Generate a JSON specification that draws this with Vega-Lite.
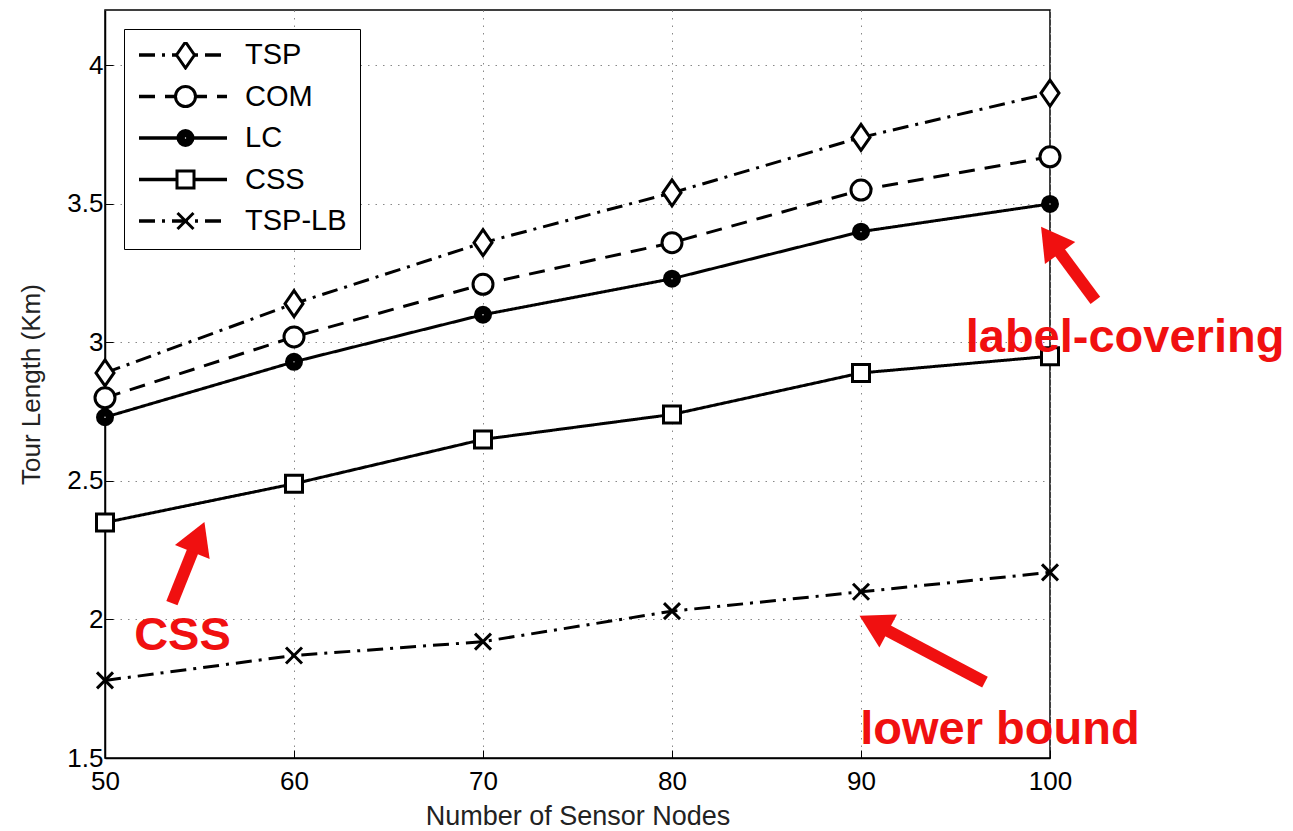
{
  "$schema": "https://vega.github.io/schema/vega-lite/v6.json",
  "width": 945,
  "height": 748,
  "autosize": "none",
  "padding": {"left": 105, "top": 10, "right": 243, "bottom": 73},
  "background": "white",
  "config": {
    "font": "Liberation Sans",
    "view": {"stroke": "black", "strokeWidth": 1.5},
    "axis": {
      "labelFont": "Liberation Sans",
      "labelFontSize": 26,
      "labelColor": "black",
      "titleFont": "Liberation Sans",
      "titleFontWeight": "normal",
      "titleColor": "#222",
      "domainColor": "black",
      "domainWidth": 1.5,
      "tickColor": "black",
      "tickSize": -8,
      "tickWidth": 1,
      "gridColor": "#888",
      "gridDash": [1.5, 6],
      "gridWidth": 1,
      "gridOpacity": 1,
      "labelFlush": false,
      "labelOverlap": false
    }
  },
  "datasets": {
    "series": [
      {"series": "TSP", "nodes": 50, "length": 2.89},
      {"series": "TSP", "nodes": 60, "length": 3.14},
      {"series": "TSP", "nodes": 70, "length": 3.36},
      {"series": "TSP", "nodes": 80, "length": 3.54},
      {"series": "TSP", "nodes": 90, "length": 3.74},
      {"series": "TSP", "nodes": 100, "length": 3.90},
      {"series": "COM", "nodes": 50, "length": 2.80},
      {"series": "COM", "nodes": 60, "length": 3.02},
      {"series": "COM", "nodes": 70, "length": 3.21},
      {"series": "COM", "nodes": 80, "length": 3.36},
      {"series": "COM", "nodes": 90, "length": 3.55},
      {"series": "COM", "nodes": 100, "length": 3.67},
      {"series": "LC", "nodes": 50, "length": 2.73},
      {"series": "LC", "nodes": 60, "length": 2.93},
      {"series": "LC", "nodes": 70, "length": 3.10},
      {"series": "LC", "nodes": 80, "length": 3.23},
      {"series": "LC", "nodes": 90, "length": 3.40},
      {"series": "LC", "nodes": 100, "length": 3.50},
      {"series": "CSS", "nodes": 50, "length": 2.35},
      {"series": "CSS", "nodes": 60, "length": 2.49},
      {"series": "CSS", "nodes": 70, "length": 2.65},
      {"series": "CSS", "nodes": 80, "length": 2.74},
      {"series": "CSS", "nodes": 90, "length": 2.89},
      {"series": "CSS", "nodes": 100, "length": 2.95},
      {"series": "TSP-LB", "nodes": 50, "length": 1.78},
      {"series": "TSP-LB", "nodes": 60, "length": 1.87},
      {"series": "TSP-LB", "nodes": 70, "length": 1.92},
      {"series": "TSP-LB", "nodes": 80, "length": 2.03},
      {"series": "TSP-LB", "nodes": 90, "length": 2.10},
      {"series": "TSP-LB", "nodes": 100, "length": 2.17}
    ],
    "notes": [
      {"label": "label-covering", "nodes": 103.97, "length": 3.015, "nodes2": 102.4, "length2": 3.152, "nodes3": 100.03, "length3": 3.37},
      {"label": "CSS", "nodes": 54.1, "length": 1.94, "nodes2": 53.54, "length2": 2.059, "nodes3": 54.94, "length3": 2.298},
      {"label": "lower bound", "nodes": 97.35, "length": 1.60, "nodes2": 96.56, "length2": 1.774, "nodes3": 90.68, "length3": 1.986}
    ]
  },
  "layer": [
    {
      "data": {"name": "series"},
      "mark": {"type": "line", "color": "black", "strokeWidth": 3},
      "encoding": {
        "x": {"field": "nodes", "type": "quantitative", "scale": {"domain": [50, 100], "nice": false, "zero": false},
              "axis": {"values": [50, 60, 70, 80, 90, 100], "title": "Number of Sensor Nodes", "titleFontSize": 27, "labelPadding": 18, "titlePadding": 9}},
        "y": {"field": "length", "type": "quantitative", "scale": {"domain": [1.5, 4.2], "nice": false, "zero": false},
              "axis": {"values": [1.5, 2, 2.5, 3, 3.5, 4], "format": "~g", "title": "Tour Length (Km)", "titleFontSize": 26, "labelPadding": 10, "titlePadding": 22}},
        "detail": {"field": "series"},
        "strokeDash": {
          "field": "series", "type": "nominal",
          "scale": {"domain": ["TSP", "COM", "LC", "CSS", "TSP-LB", "none"], "range": [[16, 7, 3, 7], [16, 10], [1, 0], [1, 0], [16, 7, 3, 7], [1, 0]]},
          "legend": {
            "title": null, "orient": "top-left", "offset": 19,
            "values": ["TSP", "COM", "LC", "CSS", "TSP-LB"],
            "symbolType": "stroke", "symbolSize": 7744, "symbolStrokeWidth": 3.5, "symbolStrokeColor": "black",
            "labelFont": "Liberation Sans", "labelFontSize": 29, "labelColor": "black", "labelOffset": 16,
            "padding": 13, "rowPadding": 12.5, "clipHeight": 26,
            "strokeColor": "black", "fillColor": "white", "cornerRadius": 0
          }
        }
      }
    },
    {
      "data": {"name": "series"},
      "mark": {"type": "point", "filled": false, "color": "black", "stroke": "black", "fill": "white", "strokeWidth": 3, "opacity": 1, "fillOpacity": 1, "size": 400},
      "encoding": {
        "x": {"field": "nodes", "type": "quantitative"},
        "y": {"field": "length", "type": "quantitative"},
        "shape": {
          "field": "series", "type": "nominal",
          "scale": {"domain": ["TSP", "COM", "LC", "CSS", "TSP-LB"], "range": [
            "M0,-1.3L0.9,0L0,1.3L-0.9,0Z",
            "circle",
            "M0.75,0A0.75,0.75 0 1,1 -0.75,0A0.75,0.75 0 1,1 0.75,0M0.5,0A0.5,0.5 0 1,1 -0.5,0A0.5,0.5 0 1,1 0.5,0M0.25,0A0.25,0.25 0 1,1 -0.25,0A0.25,0.25 0 1,1 0.25,0M0.08,0A0.08,0.08 0 1,1 -0.08,0A0.08,0.08 0 1,1 0.08,0",
            "M-0.85,-0.85H0.85V0.85H-0.85Z",
            "M-0.8,-0.8L0.8,0.8M0.8,-0.8L-0.8,0.8"
          ]},
          "legend": {
            "title": null, "orient": "none", "legendX": 19, "legendY": 19,
            "symbolSize": 400, "symbolStrokeWidth": 3, "symbolOffset": 34,
            "labelFont": "Liberation Sans", "labelFontSize": 29, "labelOpacity": 0, "labelOffset": 40,
            "padding": 13, "rowPadding": 12.5, "clipHeight": 26
          }
        }
      }
    },
    {
      "data": {"name": "notes"},
      "mark": {"type": "rule", "color": "#f01010", "strokeWidth": 12, "strokeCap": "butt"},
      "encoding": {
        "x": {"field": "nodes2", "type": "quantitative"},
        "y": {"field": "length2", "type": "quantitative"},
        "x2": {"field": "nodes3"},
        "y2": {"field": "length3"}
      }
    },
    {
      "data": {"name": "notes"},
      "mark": {"type": "point", "shape": "triangle-up", "filled": true, "color": "#f01010", "opacity": 1, "size": 1400},
      "encoding": {
        "x": {"field": "nodes3", "type": "quantitative"},
        "y": {"field": "length3", "type": "quantitative"},
        "angle": {"field": "label", "type": "nominal", "scale": {"type": "ordinal", "domain": ["label-covering", "CSS", "lower bound"], "range": [324, 22, 298]}, "legend": null}
      }
    },
    {
      "data": {"name": "notes"},
      "mark": {"type": "text", "color": "#f01010", "font": "Liberation Sans", "fontWeight": "bold", "fontSize": 47, "align": "center", "baseline": "middle"},
      "encoding": {
        "x": {"field": "nodes", "type": "quantitative"},
        "y": {"field": "length", "type": "quantitative"},
        "text": {"field": "label"}
      }
    }
  ]
}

++++++++

▸ Prompt
Repeat the material above word for word and skip every image in it.

▸ Solution to this problem
Generate a JSON specification that draws this with Vega-Lite.
{
  "$schema": "https://vega.github.io/schema/vega-lite/v6.json",
  "width": 945,
  "height": 748,
  "autosize": "none",
  "padding": {"left": 105, "top": 10, "right": 243, "bottom": 73},
  "background": "white",
  "config": {
    "font": "Liberation Sans",
    "view": {"stroke": "black", "strokeWidth": 1.5},
    "axis": {
      "labelFont": "Liberation Sans",
      "labelFontSize": 26,
      "labelColor": "black",
      "titleFont": "Liberation Sans",
      "titleFontWeight": "normal",
      "titleColor": "#222",
      "domainColor": "black",
      "domainWidth": 1.5,
      "tickColor": "black",
      "tickSize": -8,
      "tickWidth": 1,
      "gridColor": "#888",
      "gridDash": [1.5, 6],
      "gridWidth": 1,
      "gridOpacity": 1,
      "labelFlush": false,
      "labelOverlap": false
    }
  },
  "datasets": {
    "series": [
      {"series": "TSP", "nodes": 50, "length": 2.89},
      {"series": "TSP", "nodes": 60, "length": 3.14},
      {"series": "TSP", "nodes": 70, "length": 3.36},
      {"series": "TSP", "nodes": 80, "length": 3.54},
      {"series": "TSP", "nodes": 90, "length": 3.74},
      {"series": "TSP", "nodes": 100, "length": 3.90},
      {"series": "COM", "nodes": 50, "length": 2.80},
      {"series": "COM", "nodes": 60, "length": 3.02},
      {"series": "COM", "nodes": 70, "length": 3.21},
      {"series": "COM", "nodes": 80, "length": 3.36},
      {"series": "COM", "nodes": 90, "length": 3.55},
      {"series": "COM", "nodes": 100, "length": 3.67},
      {"series": "LC", "nodes": 50, "length": 2.73},
      {"series": "LC", "nodes": 60, "length": 2.93},
      {"series": "LC", "nodes": 70, "length": 3.10},
      {"series": "LC", "nodes": 80, "length": 3.23},
      {"series": "LC", "nodes": 90, "length": 3.40},
      {"series": "LC", "nodes": 100, "length": 3.50},
      {"series": "CSS", "nodes": 50, "length": 2.35},
      {"series": "CSS", "nodes": 60, "length": 2.49},
      {"series": "CSS", "nodes": 70, "length": 2.65},
      {"series": "CSS", "nodes": 80, "length": 2.74},
      {"series": "CSS", "nodes": 90, "length": 2.89},
      {"series": "CSS", "nodes": 100, "length": 2.95},
      {"series": "TSP-LB", "nodes": 50, "length": 1.78},
      {"series": "TSP-LB", "nodes": 60, "length": 1.87},
      {"series": "TSP-LB", "nodes": 70, "length": 1.92},
      {"series": "TSP-LB", "nodes": 80, "length": 2.03},
      {"series": "TSP-LB", "nodes": 90, "length": 2.10},
      {"series": "TSP-LB", "nodes": 100, "length": 2.17}
    ],
    "notes": [
      {"label": "label-covering", "nodes": 103.97, "length": 3.015, "nodes2": 102.4, "length2": 3.152, "nodes3": 100.03, "length3": 3.37},
      {"label": "CSS", "nodes": 54.1, "length": 1.94, "nodes2": 53.54, "length2": 2.059, "nodes3": 54.94, "length3": 2.298},
      {"label": "lower bound", "nodes": 97.35, "length": 1.60, "nodes2": 96.56, "length2": 1.774, "nodes3": 90.68, "length3": 1.986}
    ]
  },
  "layer": [
    {
      "data": {"name": "series"},
      "mark": {"type": "line", "color": "black", "strokeWidth": 3},
      "encoding": {
        "x": {"field": "nodes", "type": "quantitative", "scale": {"domain": [50, 100], "nice": false, "zero": false},
              "axis": {"values": [50, 60, 70, 80, 90, 100], "title": "Number of Sensor Nodes", "titleFontSize": 27, "labelPadding": 18, "titlePadding": 9}},
        "y": {"field": "length", "type": "quantitative", "scale": {"domain": [1.5, 4.2], "nice": false, "zero": false},
              "axis": {"values": [1.5, 2, 2.5, 3, 3.5, 4], "format": "~g", "title": "Tour Length (Km)", "titleFontSize": 26, "labelPadding": 10, "titlePadding": 22}},
        "detail": {"field": "series"},
        "strokeDash": {
          "field": "series", "type": "nominal",
          "scale": {"domain": ["TSP", "COM", "LC", "CSS", "TSP-LB", "none"], "range": [[16, 7, 3, 7], [16, 10], [1, 0], [1, 0], [16, 7, 3, 7], [1, 0]]},
          "legend": {
            "title": null, "orient": "top-left", "offset": 19,
            "values": ["TSP", "COM", "LC", "CSS", "TSP-LB"],
            "symbolType": "stroke", "symbolSize": 7744, "symbolStrokeWidth": 3.5, "symbolStrokeColor": "black",
            "labelFont": "Liberation Sans", "labelFontSize": 29, "labelColor": "black", "labelOffset": 16,
            "padding": 13, "rowPadding": 12.5, "clipHeight": 26,
            "strokeColor": "black", "fillColor": "white", "cornerRadius": 0
          }
        }
      }
    },
    {
      "data": {"name": "series"},
      "mark": {"type": "point", "filled": false, "color": "black", "stroke": "black", "fill": "white", "strokeWidth": 3, "opacity": 1, "fillOpacity": 1, "size": 400},
      "encoding": {
        "x": {"field": "nodes", "type": "quantitative"},
        "y": {"field": "length", "type": "quantitative"},
        "shape": {
          "field": "series", "type": "nominal",
          "scale": {"domain": ["TSP", "COM", "LC", "CSS", "TSP-LB"], "range": [
            "M0,-1.3L0.9,0L0,1.3L-0.9,0Z",
            "circle",
            "M0.75,0A0.75,0.75 0 1,1 -0.75,0A0.75,0.75 0 1,1 0.75,0M0.5,0A0.5,0.5 0 1,1 -0.5,0A0.5,0.5 0 1,1 0.5,0M0.25,0A0.25,0.25 0 1,1 -0.25,0A0.25,0.25 0 1,1 0.25,0M0.08,0A0.08,0.08 0 1,1 -0.08,0A0.08,0.08 0 1,1 0.08,0",
            "M-0.85,-0.85H0.85V0.85H-0.85Z",
            "M-0.8,-0.8L0.8,0.8M0.8,-0.8L-0.8,0.8"
          ]},
          "legend": {
            "title": null, "orient": "none", "legendX": 19, "legendY": 19,
            "symbolSize": 400, "symbolStrokeWidth": 3, "symbolOffset": 34,
            "labelFont": "Liberation Sans", "labelFontSize": 29, "labelOpacity": 0, "labelOffset": 40,
            "padding": 13, "rowPadding": 12.5, "clipHeight": 26
          }
        }
      }
    },
    {
      "data": {"name": "notes"},
      "mark": {"type": "rule", "color": "#f01010", "strokeWidth": 12, "strokeCap": "butt"},
      "encoding": {
        "x": {"field": "nodes2", "type": "quantitative"},
        "y": {"field": "length2", "type": "quantitative"},
        "x2": {"field": "nodes3"},
        "y2": {"field": "length3"}
      }
    },
    {
      "data": {"name": "notes"},
      "mark": {"type": "point", "shape": "triangle-up", "filled": true, "color": "#f01010", "opacity": 1, "size": 1400},
      "encoding": {
        "x": {"field": "nodes3", "type": "quantitative"},
        "y": {"field": "length3", "type": "quantitative"},
        "angle": {"field": "label", "type": "nominal", "scale": {"type": "ordinal", "domain": ["label-covering", "CSS", "lower bound"], "range": [324, 22, 298]}, "legend": null}
      }
    },
    {
      "data": {"name": "notes"},
      "mark": {"type": "text", "color": "#f01010", "font": "Liberation Sans", "fontWeight": "bold", "fontSize": 47, "align": "center", "baseline": "middle"},
      "encoding": {
        "x": {"field": "nodes", "type": "quantitative"},
        "y": {"field": "length", "type": "quantitative"},
        "text": {"field": "label"}
      }
    }
  ]
}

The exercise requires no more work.